▸ Aim of the task
In the material below, find all lines with the string "matplotlib" and copy them.

▸ Information given
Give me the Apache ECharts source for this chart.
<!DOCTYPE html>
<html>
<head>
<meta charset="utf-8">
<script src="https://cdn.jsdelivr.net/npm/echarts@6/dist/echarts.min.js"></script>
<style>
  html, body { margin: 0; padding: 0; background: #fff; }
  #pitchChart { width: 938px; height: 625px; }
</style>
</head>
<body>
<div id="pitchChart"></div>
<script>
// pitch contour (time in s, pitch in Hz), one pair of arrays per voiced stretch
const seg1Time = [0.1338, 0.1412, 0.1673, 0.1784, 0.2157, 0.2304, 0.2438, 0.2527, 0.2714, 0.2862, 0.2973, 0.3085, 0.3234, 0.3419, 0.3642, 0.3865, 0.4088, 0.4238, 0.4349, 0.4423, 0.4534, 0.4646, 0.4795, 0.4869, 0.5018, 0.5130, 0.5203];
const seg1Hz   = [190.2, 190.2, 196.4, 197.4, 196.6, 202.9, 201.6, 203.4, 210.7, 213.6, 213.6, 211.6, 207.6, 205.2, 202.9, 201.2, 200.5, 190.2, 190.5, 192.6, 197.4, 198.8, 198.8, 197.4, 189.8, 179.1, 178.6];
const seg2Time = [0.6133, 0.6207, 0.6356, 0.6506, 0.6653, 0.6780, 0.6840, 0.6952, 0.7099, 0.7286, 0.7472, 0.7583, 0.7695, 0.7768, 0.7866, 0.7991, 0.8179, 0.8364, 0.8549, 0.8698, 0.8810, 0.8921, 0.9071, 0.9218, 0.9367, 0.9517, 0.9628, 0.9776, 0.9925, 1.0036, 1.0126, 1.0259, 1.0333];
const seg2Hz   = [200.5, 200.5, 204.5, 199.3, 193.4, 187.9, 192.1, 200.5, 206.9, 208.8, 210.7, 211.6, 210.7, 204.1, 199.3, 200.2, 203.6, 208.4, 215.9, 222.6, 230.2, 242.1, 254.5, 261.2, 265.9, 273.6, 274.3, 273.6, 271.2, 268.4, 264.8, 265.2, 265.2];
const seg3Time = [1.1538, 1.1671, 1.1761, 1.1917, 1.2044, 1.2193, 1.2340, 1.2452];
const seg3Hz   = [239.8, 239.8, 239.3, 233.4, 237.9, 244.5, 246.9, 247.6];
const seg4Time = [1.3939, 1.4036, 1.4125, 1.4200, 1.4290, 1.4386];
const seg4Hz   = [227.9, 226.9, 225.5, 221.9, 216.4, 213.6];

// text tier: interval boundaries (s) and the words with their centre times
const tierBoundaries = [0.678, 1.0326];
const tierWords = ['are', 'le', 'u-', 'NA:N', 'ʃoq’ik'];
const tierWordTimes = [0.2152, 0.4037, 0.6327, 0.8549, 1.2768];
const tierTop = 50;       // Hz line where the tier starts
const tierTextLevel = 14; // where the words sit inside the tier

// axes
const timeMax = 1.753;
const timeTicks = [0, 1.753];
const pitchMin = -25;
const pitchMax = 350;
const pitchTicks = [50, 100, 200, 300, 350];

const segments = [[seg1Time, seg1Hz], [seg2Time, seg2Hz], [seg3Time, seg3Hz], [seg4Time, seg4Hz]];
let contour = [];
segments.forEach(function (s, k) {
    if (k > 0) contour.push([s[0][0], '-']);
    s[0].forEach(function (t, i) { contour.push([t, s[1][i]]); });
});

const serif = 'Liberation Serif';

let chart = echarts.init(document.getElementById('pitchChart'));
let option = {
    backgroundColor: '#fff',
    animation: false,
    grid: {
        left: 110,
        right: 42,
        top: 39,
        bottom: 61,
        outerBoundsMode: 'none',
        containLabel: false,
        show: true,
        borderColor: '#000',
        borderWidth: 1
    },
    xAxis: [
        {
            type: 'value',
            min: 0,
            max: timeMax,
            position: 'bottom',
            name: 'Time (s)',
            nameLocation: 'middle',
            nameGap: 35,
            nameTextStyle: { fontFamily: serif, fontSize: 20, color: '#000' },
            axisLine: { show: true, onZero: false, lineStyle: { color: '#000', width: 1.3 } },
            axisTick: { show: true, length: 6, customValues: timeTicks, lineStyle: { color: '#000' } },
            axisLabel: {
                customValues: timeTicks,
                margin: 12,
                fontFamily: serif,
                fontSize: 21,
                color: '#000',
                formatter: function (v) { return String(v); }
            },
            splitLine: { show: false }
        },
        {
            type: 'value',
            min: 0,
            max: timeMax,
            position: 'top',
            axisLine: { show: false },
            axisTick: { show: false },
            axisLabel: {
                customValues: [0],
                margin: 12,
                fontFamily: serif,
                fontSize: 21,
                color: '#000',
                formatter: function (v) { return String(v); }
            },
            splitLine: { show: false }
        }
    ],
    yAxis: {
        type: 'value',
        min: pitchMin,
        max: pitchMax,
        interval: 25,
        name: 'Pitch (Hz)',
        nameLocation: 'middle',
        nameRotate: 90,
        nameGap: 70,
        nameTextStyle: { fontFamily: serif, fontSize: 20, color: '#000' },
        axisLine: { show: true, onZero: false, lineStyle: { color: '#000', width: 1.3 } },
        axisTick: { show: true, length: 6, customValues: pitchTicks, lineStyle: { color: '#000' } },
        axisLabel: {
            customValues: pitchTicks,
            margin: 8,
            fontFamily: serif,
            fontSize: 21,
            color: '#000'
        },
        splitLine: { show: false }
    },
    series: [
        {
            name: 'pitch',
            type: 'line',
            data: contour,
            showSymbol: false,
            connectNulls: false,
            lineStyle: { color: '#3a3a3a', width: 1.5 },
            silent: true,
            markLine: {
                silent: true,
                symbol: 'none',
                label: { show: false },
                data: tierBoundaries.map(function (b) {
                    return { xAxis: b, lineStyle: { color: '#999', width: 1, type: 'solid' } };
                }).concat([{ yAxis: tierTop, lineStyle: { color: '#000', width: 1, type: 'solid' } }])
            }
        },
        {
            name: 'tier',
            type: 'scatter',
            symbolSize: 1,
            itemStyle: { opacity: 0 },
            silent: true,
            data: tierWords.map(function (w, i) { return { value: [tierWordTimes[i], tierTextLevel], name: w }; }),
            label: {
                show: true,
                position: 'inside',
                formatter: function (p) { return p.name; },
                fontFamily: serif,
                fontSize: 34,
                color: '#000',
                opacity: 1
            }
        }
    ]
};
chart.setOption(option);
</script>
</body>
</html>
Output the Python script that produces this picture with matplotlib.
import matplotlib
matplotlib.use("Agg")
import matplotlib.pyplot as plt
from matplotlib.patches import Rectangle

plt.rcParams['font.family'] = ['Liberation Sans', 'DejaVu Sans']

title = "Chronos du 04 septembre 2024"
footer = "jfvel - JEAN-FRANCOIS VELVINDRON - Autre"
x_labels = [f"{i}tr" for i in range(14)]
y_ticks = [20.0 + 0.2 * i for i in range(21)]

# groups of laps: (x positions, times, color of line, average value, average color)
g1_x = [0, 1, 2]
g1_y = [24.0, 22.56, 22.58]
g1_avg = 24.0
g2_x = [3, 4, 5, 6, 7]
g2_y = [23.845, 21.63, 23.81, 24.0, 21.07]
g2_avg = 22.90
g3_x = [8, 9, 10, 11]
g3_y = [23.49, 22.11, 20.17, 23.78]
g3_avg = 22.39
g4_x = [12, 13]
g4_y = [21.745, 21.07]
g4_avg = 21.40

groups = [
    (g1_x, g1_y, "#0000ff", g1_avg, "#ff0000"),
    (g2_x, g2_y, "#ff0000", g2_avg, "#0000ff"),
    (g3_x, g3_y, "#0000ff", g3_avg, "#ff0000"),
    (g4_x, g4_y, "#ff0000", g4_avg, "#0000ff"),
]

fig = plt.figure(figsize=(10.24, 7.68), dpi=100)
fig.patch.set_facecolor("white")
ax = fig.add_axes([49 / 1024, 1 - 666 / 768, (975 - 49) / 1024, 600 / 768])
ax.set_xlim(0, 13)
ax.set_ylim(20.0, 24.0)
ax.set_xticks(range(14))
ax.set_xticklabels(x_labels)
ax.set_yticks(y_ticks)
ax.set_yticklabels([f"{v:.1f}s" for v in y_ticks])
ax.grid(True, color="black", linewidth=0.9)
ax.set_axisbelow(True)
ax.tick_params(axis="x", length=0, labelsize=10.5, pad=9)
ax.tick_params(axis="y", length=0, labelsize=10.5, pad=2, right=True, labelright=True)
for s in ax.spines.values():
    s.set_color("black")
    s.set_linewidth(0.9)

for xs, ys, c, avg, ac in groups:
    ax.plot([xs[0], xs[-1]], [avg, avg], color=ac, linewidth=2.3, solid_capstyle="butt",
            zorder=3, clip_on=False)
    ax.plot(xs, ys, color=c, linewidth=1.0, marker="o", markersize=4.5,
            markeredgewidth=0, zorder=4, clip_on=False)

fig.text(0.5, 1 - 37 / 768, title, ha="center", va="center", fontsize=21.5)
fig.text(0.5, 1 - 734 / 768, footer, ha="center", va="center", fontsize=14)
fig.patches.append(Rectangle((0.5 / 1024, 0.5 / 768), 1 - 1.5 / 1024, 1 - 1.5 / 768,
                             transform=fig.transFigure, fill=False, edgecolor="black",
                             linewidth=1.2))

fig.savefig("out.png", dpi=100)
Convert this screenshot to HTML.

▸ Exercise result
Output the Python script that produces this picture with matplotlib.
import matplotlib
matplotlib.use("Agg")
import matplotlib.pyplot as plt
from matplotlib.patches import Rectangle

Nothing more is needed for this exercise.